In questa prospettiva sono profondamente connesse l'iperbole del ventre
e l'iperbolizzazione del cibo, eloquentemente testimoniate dal corpo di
Pulcinella, dall'emblematicitˆ della sua maschera rispetto all'intero universo
carnevalesco. [...] il ventre ampio di Pulcinella e' il riscontro
visivo del suo sistema di bisogni, che sono, prioritariamente, bisogni
di sesso e di cibo. L'iperbole del ventre corrisponde l'iperbolizzazione
del cibo, ricerca affannosa e fantasia onirica dell'attrippata ingorda
e della crapula pantagruelica. Secondo un modo di sentire diffuso, su cui
peraltro la vecchia fisiognomica sembra incontrarsi con la moderna scienza
del profondo, l'iperbole del ventre e' l'equivalente dell'iperbole fallica:
"Chi ha il ventre grande e' da giudicarsi stordito, superbo e lussurioso
[...]. Il ventre troppo grande dimostra soverchia libidine". Questo spiega
in parte il compiacimento di Pulcinella per la sua pancia abbondante e
imponente, che gli conferiva ambiguamente un'aria maschia, un po' sinistra;
(Ibidem, pp. 390-391) La connessione tra sessualita' e fame e' presente in
numerose culture; la risata pulcinellesca ce lo ricorda con divertita eloquenza.

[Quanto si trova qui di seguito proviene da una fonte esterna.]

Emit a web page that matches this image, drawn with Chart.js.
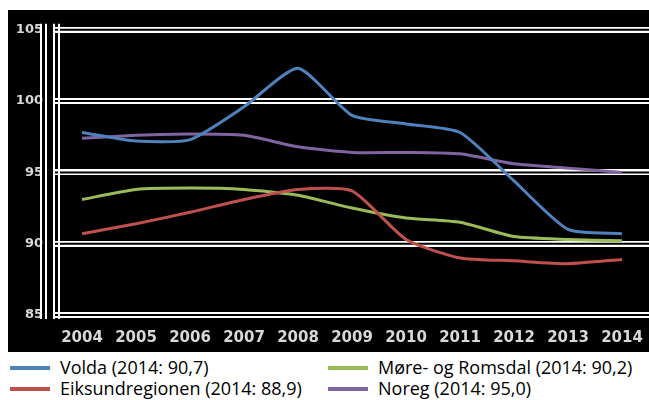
<!DOCTYPE html>
<html>
<head>
<meta charset="utf-8">
<script src="https://cdn.jsdelivr.net/npm/chart.js@4.4.1/dist/chart.umd.min.js"></script>
<style>
  html, body { margin: 0; padding: 0; background: #fff; }
  body { width: 649px; height: 400px; position: relative; overflow: hidden; }
  #wrap { position: absolute; left: 8px; top: 10px; width: 641px; height: 342px; background: #000; }
  #legend {
    position: absolute; left: 0; top: 354px; width: 649px;
    font-family: 'Open Sans', sans-serif; font-size: 18px; color: #000;
  }
  .item { position: absolute; white-space: nowrap; line-height: 22px; }
  .item span.sw { position: absolute; top: 10px; height: 4px; width: 40px; }
  .item span.tx { position: absolute; left: 50px; top: 0; }
</style>
</head>
<body>
<div id="wrap"><canvas id="chart" width="641" height="342"></canvas></div>
<div id="legend"></div>
<script>
const years = ['2004', '2005', '2006', '2007', '2008', '2009', '2010', '2011', '2012', '2013', '2014'];
const volda = [97.8, 97.2, 97.3, 99.6, 102.3, 99.0, 98.4, 97.8, 94.4, 91.0, 90.7];
const eiksund = [90.7, 91.4, 92.2, 93.1, 93.8, 93.7, 90.3, 89.0, 88.8, 88.6, 88.9];
const more = [93.1, 93.8, 93.9, 93.8, 93.4, 92.5, 91.8, 91.5, 90.5, 90.3, 90.2];
const noreg = [97.4, 97.6, 97.7, 97.6, 96.8, 96.4, 96.4, 96.3, 95.6, 95.3, 95.0];
const seriesNames = ['Volda (2014: 90,7)', 'Eiksundregionen (2014: 88,9)', 'Møre- og Romsdal (2014: 90,2)', 'Noreg (2014: 95,0)'];
const seriesColors = ['#4F81BD', '#C0504D', '#9BBB59', '#8064A2'];
const yTicks = [85, 90, 95, 100, 105];

// svarte midtlinjer i rutenettet, gir dobbel kvit strek
const doubleGrid = {
  id: 'doubleGrid',
  beforeDatasetsDraw(chart) {
    const ctx = chart.ctx;
    const area = chart.chartArea;
    const y = chart.scales.y;
    ctx.save();
    ctx.strokeStyle = '#000';
    ctx.lineWidth = 2;
    yTicks.forEach(v => {
      const py = y.getPixelForValue(v);
      ctx.beginPath();
      ctx.moveTo(area.left - 4, py);
      ctx.lineTo(area.right, py);
      ctx.stroke();
    });
    // dobbel vertikal akse
    ctx.strokeStyle = '#fff';
    ctx.lineWidth = 2;
    [area.left - 14, area.left - 9, area.left - 1, area.left + 4].forEach(px => {
      ctx.beginPath();
      ctx.moveTo(px, area.top - 6);
      ctx.lineTo(px, area.bottom + 4);
      ctx.stroke();
    });
    ctx.restore();
  }
};

const datasets = [volda, eiksund, more, noreg].map((d, i) => ({
  label: seriesNames[i],
  data: d,
  borderColor: seriesColors[i],
  backgroundColor: seriesColors[i],
  borderWidth: 3,
  tension: 0.2,
  pointRadius: 0,
  fill: false
}));

new Chart(document.getElementById('chart'), {
  type: 'line',
  data: { labels: years, datasets: datasets },
  options: {
    responsive: false,
    animation: false,
    layout: { padding: { top: 13, right: 0, left: 0, bottom: 0 } },
    plugins: { legend: { display: false }, tooltip: { enabled: false } },
    scales: {
      x: {
        offset: true,
        grid: { display: false },
        border: { display: false },
        ticks: {
          color: '#d8d8d8',
          padding: 6,
          maxRotation: 0,
          font: { family: 'DejaVu Sans', size: 15, weight: 'bold' }
        },
        afterFit: s => { s.height = 37; }
      },
      y: {
        min: 85,
        max: 105,
        ticks: {
          stepSize: 5,
          color: '#d8d8d8',
          padding: 12,
          font: { family: 'DejaVu Sans', size: 13, weight: 'bold' }
        },
        grid: { color: '#fff', lineWidth: 6, drawTicks: false },
        border: { display: false },
        afterFit: s => { s.width = 47; }
      }
    }
  },
  plugins: [doubleGrid]
});

// legende i to kolonner
const legend = document.getElementById('legend');
const order = [0, 2, 1, 3];
order.forEach((idx, k) => {
  const el = document.createElement('div');
  el.className = 'item';
  el.style.left = (k % 2 === 0 ? 10 : 328) + 'px';
  el.style.top = (k < 2 ? 2 : 23) + 'px';
  el.innerHTML = '<span class="sw" style="background:' + seriesColors[idx] + '"></span><span class="tx">' + seriesNames[idx] + '</span>';
  legend.appendChild(el);
});
</script>
</body>
</html>
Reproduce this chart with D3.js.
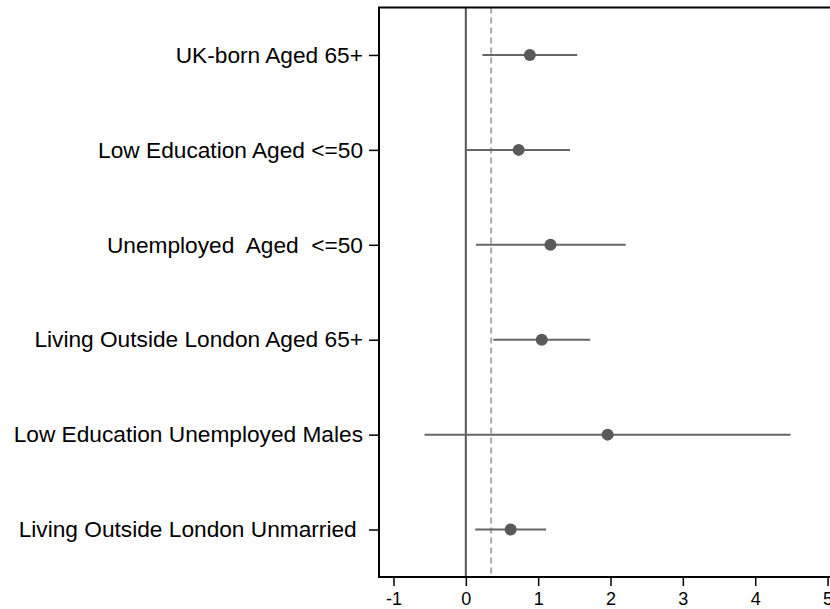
<!DOCTYPE html>
<html>
<head>
<meta charset="utf-8">
<script src="https://cdn.jsdelivr.net/npm/d3@7"></script>
<style>
  html, body { margin: 0; padding: 0; background: #fff; }
  svg { display: block; font-family: "Liberation Sans", Arial, sans-serif; }
</style>
</head>
<body>
<svg id="chart" width="830" height="609"></svg>
<script>
// Subgroup estimates with 95% confidence intervals
const groups = [
  "UK-born Aged 65+",
  "Low Education Aged <=50",
  "Unemployed  Aged  <=50",
  "Living Outside London Aged 65+",
  "Low Education Unemployed Males",
  "Living Outside London Unmarried "
];
const estimates = [0.885, 0.73, 1.17, 1.05, 1.96, 0.62];
const lower     = [0.23, 0.00, 0.14, 0.38, -0.57, 0.13];
const upper     = [1.54, 1.44, 2.21, 1.72, 4.49, 1.11];
const xTicks    = [-1, 0, 1, 2, 3, 4, 5];
const refLine   = 0.35;

const svg = d3.select("#chart");
const plotLeft = 379, plotRight = 829, plotTop = 7.5, plotBottom = 577;

const x = d3.scaleLinear().domain([-1.2, 5.02]).range([plotLeft, plotRight]);
const y = d3.scalePoint().domain(groups).range([plotTop, plotBottom]).padding(0.5);

const rows = groups.map((g, i) => ({ g, est: estimates[i], lo: lower[i], hi: upper[i] }));

// zero line
svg.append("line")
  .attr("x1", x(0)).attr("x2", x(0))
  .attr("y1", plotTop).attr("y2", plotBottom)
  .attr("stroke", "#555").attr("stroke-width", 2);

// dashed reference line
svg.append("line")
  .attr("x1", x(refLine)).attr("x2", x(refLine))
  .attr("y1", plotTop).attr("y2", plotBottom)
  .attr("stroke", "#aaa").attr("stroke-width", 2)
  .attr("stroke-dasharray", "6,4");

// confidence intervals
svg.append("g").selectAll("line").data(rows).join("line")
  .attr("x1", d => x(d.lo)).attr("x2", d => x(d.hi))
  .attr("y1", d => y(d.g)).attr("y2", d => y(d.g))
  .attr("stroke", "#666").attr("stroke-width", 2);

// point estimates
svg.append("g").selectAll("circle").data(rows).join("circle")
  .attr("cx", d => x(d.est)).attr("cy", d => y(d.g))
  .attr("r", 6).attr("fill", "#595959");

// frame
svg.append("rect")
  .attr("x", plotLeft).attr("y", plotTop)
  .attr("width", plotRight - plotLeft + 5).attr("height", plotBottom - plotTop)
  .attr("fill", "none").attr("stroke", "#000").attr("stroke-width", 2);

// x axis
const xAxis = svg.append("g")
  .attr("transform", `translate(0,${plotBottom})`)
  .call(d3.axisBottom(x).tickValues(xTicks).tickSize(9).tickPadding(6).tickFormat(d => String(d)));
xAxis.select(".domain").remove();
xAxis.selectAll(".tick line").attr("stroke", "#000").attr("stroke-width", 1.5);
xAxis.selectAll(".tick text").attr("fill", "#000").style("font-size", "18px")
  .style("font-family", '"Liberation Sans", Arial, sans-serif');

// y axis
const yAxis = svg.append("g")
  .attr("transform", `translate(${plotLeft},0)`)
  .call(d3.axisLeft(y).tickSize(10).tickPadding(6));
yAxis.select(".domain").remove();
yAxis.selectAll(".tick line").attr("stroke", "#000").attr("stroke-width", 1.5);
yAxis.selectAll(".tick text").attr("fill", "#000").style("font-size", "22.7px")
  .style("white-space", "pre")
  .style("font-family", '"Liberation Sans", Arial, sans-serif');
</script>
</body>
</html>
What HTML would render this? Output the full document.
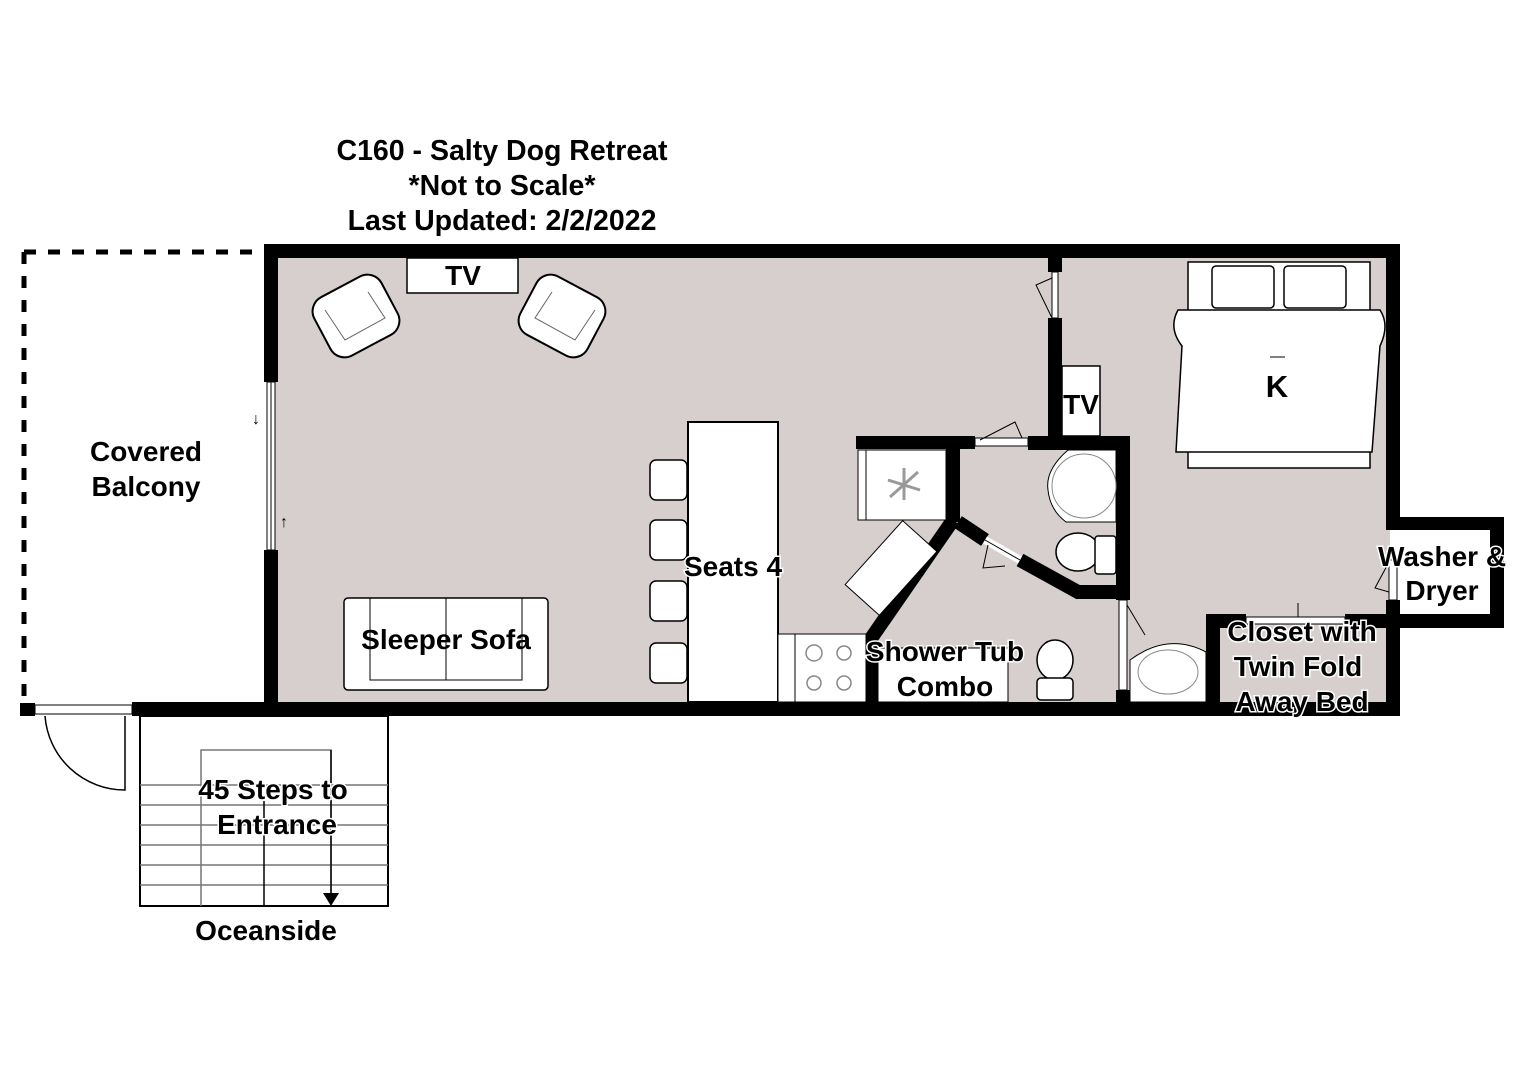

Sulle profonde connessioni della fame con la sfera del desiderio
erotico esiste ormai una ricca letteratura; essi si fondano sulla "analogia
profondissima che, ovunque nel mondo, il pensiero umano sembra stabilire
tra l'altro l'atto della copulazione e l'atto del mangiare, a tal punto
che moltissime lingue li designano con lo stesso termine. In yoruba, "mangiare"
e "sposare" si esprimono con un verbo unico che ha il senso generale di
"prendere", "acquistare": uso simmetrico al nostro che adopera il verbo
"consumare" tanto per il matrimonio quanto per il pasto. Nella lingua dei
Koko Yao della penisola di Capo York, la parola Kuta Kuta ha il doppio
significato di incesto e di cannibalismo, che sono le forme iperboliche
dell'unione sessuale e del consumo alimentare; e, in Africa, tra i Mashona
e i Matabele, la parola totem possiede anche il significato di "vulva della
sorella", la qual cosa fornisce una verifica indiretta dell'equivalenza
tra copulazione e mangiare" dal momento che "ingerire il totem e' una forma
di cannibalismo [...](Ibidem, pp. 177-178).